Non-owner’s insurance is a great option for millenials (Q&A)
Many millenials – also known as Generation Y – are opting out of buying cars for a variety of reasons. Some choose not to drive because it’s better for the environment to walk, bike or take public transport.
And many Gen Y-ers don’t have enough money to own and operate a car. Generation Opportunity, a conservative nonprofit youth advocate group, estimated that the April 2013 unemployment rate for Americans age 18 to 29 was over 16 percent. Many of these young unemployed would be unlikely to be able to afford a car; according to AAA, in 2013 the annual average cost of owning and driving a sedan is $9,122.
However, if you don’t own a car but you drive your friend’s car from time to time, or use car sharing services such as a Zipcar or RelayRides, what happens if you get in a crash and the other person sues you for damages? You may have enough insurance coverage either through your friend’s policy, or the auto insurance coverage that car sharing services typically provide. However, if your friend’s liability limits on his auto policy are $300,000, and you are sued for $500,000, you would be responsible for paying the remaining $200,000.
And this is where a non-owner’s insurance policy would kick in. A non-owner’s insurance policy provides extra liability coverage and if you had a non-owner’s policy in the scenario above, it would cover the $200,000 above your friend’s liability limits. A policy typically costs between $200 and $300 a year.
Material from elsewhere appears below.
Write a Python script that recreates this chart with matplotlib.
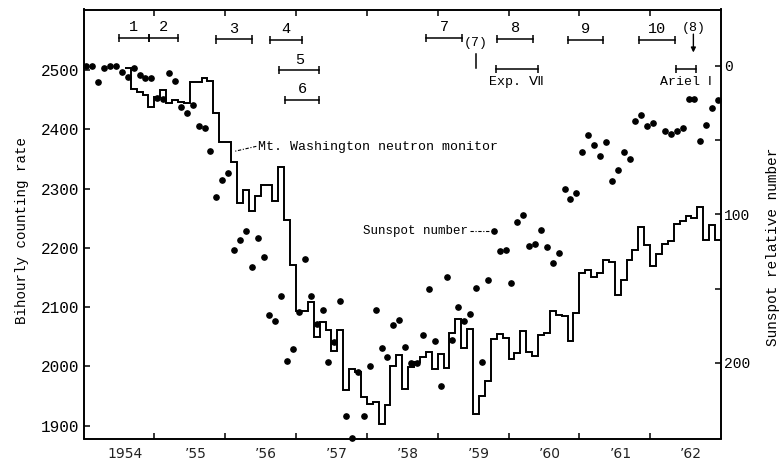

Cindy Baroway, program facilitator and lecturer on risk management and insurance at the University of Colorado Denver, discusses the importance of a non-owner’s policy and why people who don’t currently own a car should consider buying this coverage.
What is a non-owner’s insurance policy?
Why would someone choose to buy a non-owner’s policy?
The law requires that to drive a car you must have insurance. You have no certainty that the car you’re driving has insurance on it — maybe insurance has never been purchased, or the premium payment has lapsed and there’s now a gap in coverage. To protect yourself when borrowing a friend or relative’s car, you should consider a non-owner’s policy if you don’t have (car insurance). It really speaks to peace of mind.
Who would be a good candidate for a non-owner’s policy?
The best person would be a person living in a city that doesn’t have a need to own a car but frequently finds himself in a situation where he might be driving – (such as) being a sales rep, borrowing a friend’s car, driving a drunk friend home. Also, you would be a good candidate if you can’t afford to buy a car so you’re always borrowing cars. You still need the insurance protection.
Why are more young people choosing not to own a vehicle?
It could be anything from simple economics—they can’t afford the car payment, the car insurance, the gas, parking fees and maintenance. Or young people may not wish to have a car for environmental reasons. Or it could be that there are better public transportation options so they choose not to own a car.
Are non-owner policies expensive? And do you have any advice for someone who drives infrequently and is considering buying coverage?
A non-owner’s policy should be less expensive than an owner’s policy because you aren’t insuring a specific vehicle or how often you use the car. Think of the questions you get asked when you purchase an owner’s policy: What type of vehicle? How many miles do you drive in a week? Do you keep your car in a garage?
Many of those questions aren’t pertinent to a non-owner’s policy because there’s no specific vehicle being insured. To anyone who’s considering buying coverage, I would suggest that you consider circumstances when you might be driving a vehicle and weigh that against the cost, and peace of mind, of having a non-owner’s policy.